**STATED PROBLEM**: Write out every line exactly, from the start of the records below to the line with "const angle = -10 * Math.PI / 180;", and stop there. Don't write out the pictures.

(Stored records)
=-=-=

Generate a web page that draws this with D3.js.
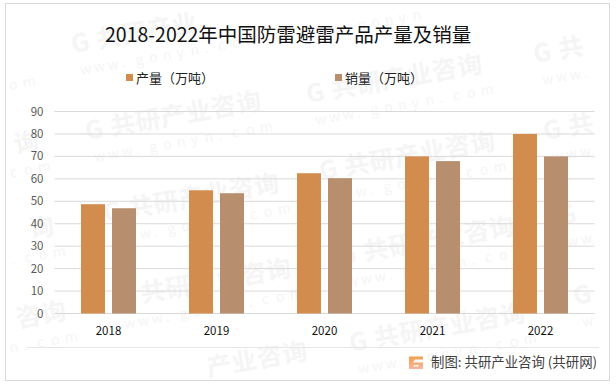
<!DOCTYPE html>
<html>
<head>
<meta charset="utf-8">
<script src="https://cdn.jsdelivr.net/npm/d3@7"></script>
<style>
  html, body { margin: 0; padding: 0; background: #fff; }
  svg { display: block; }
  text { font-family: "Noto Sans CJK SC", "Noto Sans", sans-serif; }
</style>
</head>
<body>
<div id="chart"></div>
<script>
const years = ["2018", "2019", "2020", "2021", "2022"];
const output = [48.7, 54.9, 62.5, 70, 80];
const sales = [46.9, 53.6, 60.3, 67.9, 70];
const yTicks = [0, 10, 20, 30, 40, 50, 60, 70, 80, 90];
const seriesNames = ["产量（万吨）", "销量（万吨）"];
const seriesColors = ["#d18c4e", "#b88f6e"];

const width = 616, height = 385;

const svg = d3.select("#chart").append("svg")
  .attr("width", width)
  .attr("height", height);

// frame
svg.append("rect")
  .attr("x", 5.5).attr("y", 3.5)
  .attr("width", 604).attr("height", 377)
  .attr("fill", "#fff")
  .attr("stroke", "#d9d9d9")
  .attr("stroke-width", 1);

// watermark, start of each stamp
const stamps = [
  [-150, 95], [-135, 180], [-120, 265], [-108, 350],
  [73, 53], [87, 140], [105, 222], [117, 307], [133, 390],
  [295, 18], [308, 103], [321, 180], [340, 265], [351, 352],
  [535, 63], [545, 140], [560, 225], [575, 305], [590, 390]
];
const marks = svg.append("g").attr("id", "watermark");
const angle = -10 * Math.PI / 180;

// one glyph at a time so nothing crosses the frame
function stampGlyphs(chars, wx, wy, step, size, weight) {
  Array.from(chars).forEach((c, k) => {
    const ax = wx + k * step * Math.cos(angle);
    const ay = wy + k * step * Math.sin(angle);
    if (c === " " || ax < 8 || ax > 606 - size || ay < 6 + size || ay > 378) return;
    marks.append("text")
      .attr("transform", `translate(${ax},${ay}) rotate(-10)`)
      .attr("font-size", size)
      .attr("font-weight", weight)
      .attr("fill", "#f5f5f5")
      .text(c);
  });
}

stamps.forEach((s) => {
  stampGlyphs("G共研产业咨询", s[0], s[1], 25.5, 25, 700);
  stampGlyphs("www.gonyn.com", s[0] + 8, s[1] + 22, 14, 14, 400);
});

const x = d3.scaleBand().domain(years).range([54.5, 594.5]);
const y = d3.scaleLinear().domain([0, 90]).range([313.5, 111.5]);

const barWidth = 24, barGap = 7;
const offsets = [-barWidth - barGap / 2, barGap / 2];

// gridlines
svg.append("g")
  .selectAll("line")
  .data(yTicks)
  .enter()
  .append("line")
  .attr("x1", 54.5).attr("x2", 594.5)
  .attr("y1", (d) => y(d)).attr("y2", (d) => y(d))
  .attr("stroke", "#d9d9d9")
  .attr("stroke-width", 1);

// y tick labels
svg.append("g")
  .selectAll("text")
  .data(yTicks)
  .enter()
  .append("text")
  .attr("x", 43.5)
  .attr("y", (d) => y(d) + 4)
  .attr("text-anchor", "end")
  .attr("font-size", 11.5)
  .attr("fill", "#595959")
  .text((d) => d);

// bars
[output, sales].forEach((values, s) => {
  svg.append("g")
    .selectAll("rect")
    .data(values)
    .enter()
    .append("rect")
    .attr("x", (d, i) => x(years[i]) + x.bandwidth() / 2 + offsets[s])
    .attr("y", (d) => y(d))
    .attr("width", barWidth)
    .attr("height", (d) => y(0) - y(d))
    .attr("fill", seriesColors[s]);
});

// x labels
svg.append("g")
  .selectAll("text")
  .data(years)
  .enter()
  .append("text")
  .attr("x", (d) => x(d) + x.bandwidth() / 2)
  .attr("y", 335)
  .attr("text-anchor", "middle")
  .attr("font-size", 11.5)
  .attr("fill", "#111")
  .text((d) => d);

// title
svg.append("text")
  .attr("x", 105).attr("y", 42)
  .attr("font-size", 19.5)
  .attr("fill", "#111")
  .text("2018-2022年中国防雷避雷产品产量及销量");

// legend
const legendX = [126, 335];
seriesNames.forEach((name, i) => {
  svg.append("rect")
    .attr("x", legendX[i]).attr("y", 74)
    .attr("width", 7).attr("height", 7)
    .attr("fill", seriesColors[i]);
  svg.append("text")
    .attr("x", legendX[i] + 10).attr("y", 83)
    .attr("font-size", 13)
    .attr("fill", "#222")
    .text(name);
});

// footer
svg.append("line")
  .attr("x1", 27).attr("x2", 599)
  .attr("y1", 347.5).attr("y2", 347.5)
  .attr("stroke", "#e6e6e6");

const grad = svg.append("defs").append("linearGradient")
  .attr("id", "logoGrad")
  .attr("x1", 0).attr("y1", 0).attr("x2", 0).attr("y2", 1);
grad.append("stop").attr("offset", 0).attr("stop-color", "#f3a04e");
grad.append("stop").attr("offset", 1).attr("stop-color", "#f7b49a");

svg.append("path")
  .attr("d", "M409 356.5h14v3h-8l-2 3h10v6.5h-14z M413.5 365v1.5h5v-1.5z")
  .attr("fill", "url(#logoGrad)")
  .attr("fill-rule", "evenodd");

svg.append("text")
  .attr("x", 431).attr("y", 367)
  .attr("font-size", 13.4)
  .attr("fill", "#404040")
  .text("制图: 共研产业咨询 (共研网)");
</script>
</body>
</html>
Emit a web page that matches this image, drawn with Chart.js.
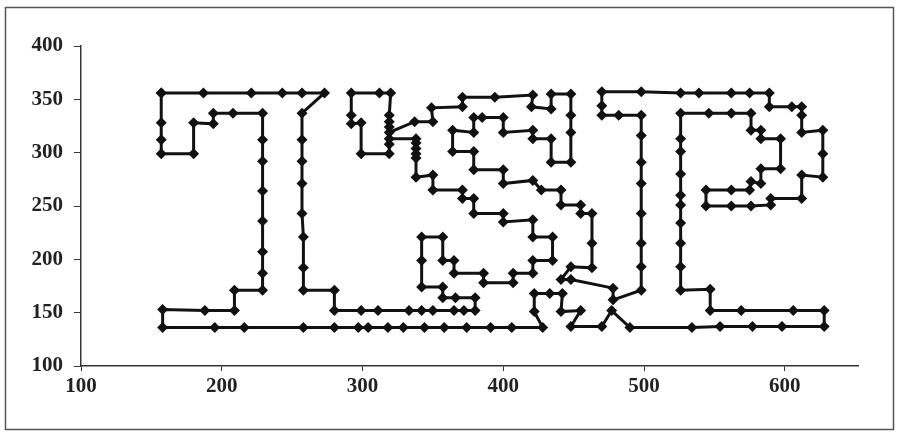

=-=-=

**RESULT FOR THIS EXERCISE**:
Generate a web page that draws this with D3.js.
<!DOCTYPE html>
<html>
<head>
<meta charset="utf-8">
<script src="https://cdn.jsdelivr.net/npm/d3@7"></script>
<style>
  html, body { margin: 0; padding: 0; background: #fff; }
  svg { display: block; }
  text { font-family: "Noto Sans CJK SC", "Noto Sans", sans-serif; }
</style>
</head>
<body>
<div id="chart"></div>
<script>
const years = ["2018", "2019", "2020", "2021", "2022"];
const output = [48.7, 54.9, 62.5, 70, 80];
const sales = [46.9, 53.6, 60.3, 67.9, 70];
const yTicks = [0, 10, 20, 30, 40, 50, 60, 70, 80, 90];
const seriesNames = ["产量（万吨）", "销量（万吨）"];
const seriesColors = ["#d18c4e", "#b88f6e"];

const width = 616, height = 385;

const svg = d3.select("#chart").append("svg")
  .attr("width", width)
  .attr("height", height);

// frame
svg.append("rect")
  .attr("x", 5.5).attr("y", 3.5)
  .attr("width", 604).attr("height", 377)
  .attr("fill", "#fff")
  .attr("stroke", "#d9d9d9")
  .attr("stroke-width", 1);

// watermark, start of each stamp
const stamps = [
  [-150, 95], [-135, 180], [-120, 265], [-108, 350],
  [73, 53], [87, 140], [105, 222], [117, 307], [133, 390],
  [295, 18], [308, 103], [321, 180], [340, 265], [351, 352],
  [535, 63], [545, 140], [560, 225], [575, 305], [590, 390]
];
const marks = svg.append("g").attr("id", "watermark");
const angle = -10 * Math.PI / 180;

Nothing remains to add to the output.